In an op-ed article, and in response to questions on his decision, we heard a number of erroneous and/or out-of-context statements, indicating clearly that the Minister had not heeded the advice of the report he had commissioned:

  • He referred to “examples of things going wrong,” and talked about “duelling documentaries” on the safety and merits of hydraulic fracturing — implying that there is very little understanding about risks associated with fracturing and unconventional hydrocarbon development. He did not reference the carefully-constructed Risk Matrix in the Wheeler report, which quantified risks in the context of Nova Scotia, and recommended mitigation measures where required.
  • The Panel clearly and carefully constructed a realistic scenario of unconventional gas development in Nova Scotia to test potential economic benefits. The Minister “suggested the Wheeler report looked at the onshore oil and gas industry as a whole and not shale gas fracking in particular.” This statement is absolutely false.
  • The Panel went on to analyze the potential economic benefits arising from the development scenario, concluding that such a development could generate up to $1 billion annually to the economy, billions of dollars in royalties to the government over time, and as many as 1,500 direct jobs during development. Younger said: “It’s speculation what the net revenue would be.... Only a small portion of that is actually related to hydraulic fracturing.” Again, absolutely incorrect. The government did not read and understand the report it commissioned. The scenario and economic analysis are clearly laid out and documented, and were generated in consultation with Department of Energy staff.
  • Minister Younger makes repeated references to the “discomfort” of Nova Scotians as justification for his decision to paralyze an industry — and ignores the Panel’s discussions of rigorous and effective regulatory regimes governing hydraulic fracturing in Western Canada. He also does not reference the Panel’s recommendations to undertake consultation and education in communities to help them understand the industry and how operations are being conducted safely elsewhere.

Minister Younger downplays the unconventional oil and gas potential of his province, noting that 125 wells have been drilled with no commercial production, and that there are no applications for hydraulic fracturing currently before the province. He ignores the scientifically-generated resource projections for Nova Scotia, he doesn’t see that similar prospectivity is now being tested and developed in analogous basins in New Brunswick, and he doesn’t understand that exploration in new basins generally takes a lot of drilling (remember how many dry holes were drilled in Alberta before Leduc?).

And why would any company apply to frac a well when fracturing is under a moratorium? Why would any company want to explore in a province where the government arbitrarily shuts down a process that is powering the economies of Western Canada and turning gas markets in North America upside down?

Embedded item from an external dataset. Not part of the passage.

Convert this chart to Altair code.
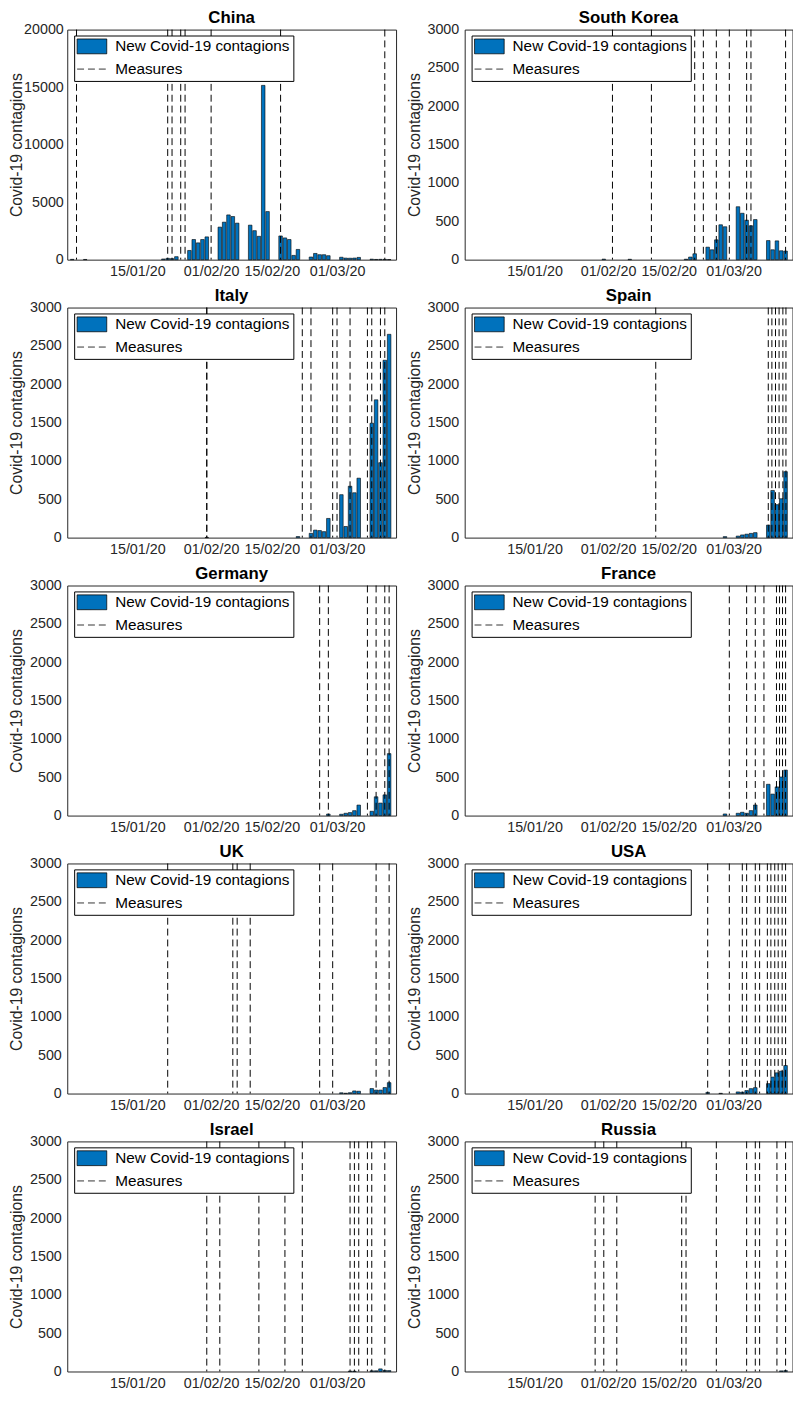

Minister Younger calls Nova Scotia an “energy leader,” yet homes and utilities are still burning coal and fuel oil, and substantial sources of renewable energy like tidal power are years away from producing commercially.

The Minister’s ban on hydraulic fracturing guarantees that no company will explore for oil and gas in Nova Scotia, conventional or unconventional. There will be no research to move the science forward, as recommended in the Report, because no data can be gathered. And take no solace in the Minister’s references to “high-volume” fracs; there are no recognized subdivisions between “low” and “high” volume fracs, and the amount of fluid required to successfully stimulate a reservoir is dictated by the rocks, not by the government.

So what is the future of oil and gas in Nova Scotia?

Nova Scotians will continue to buy oil and gas from other places — places with jobs and vibrant economies arising from unconventional oil and gas production — because their government doesn’t want them to produce it themselves.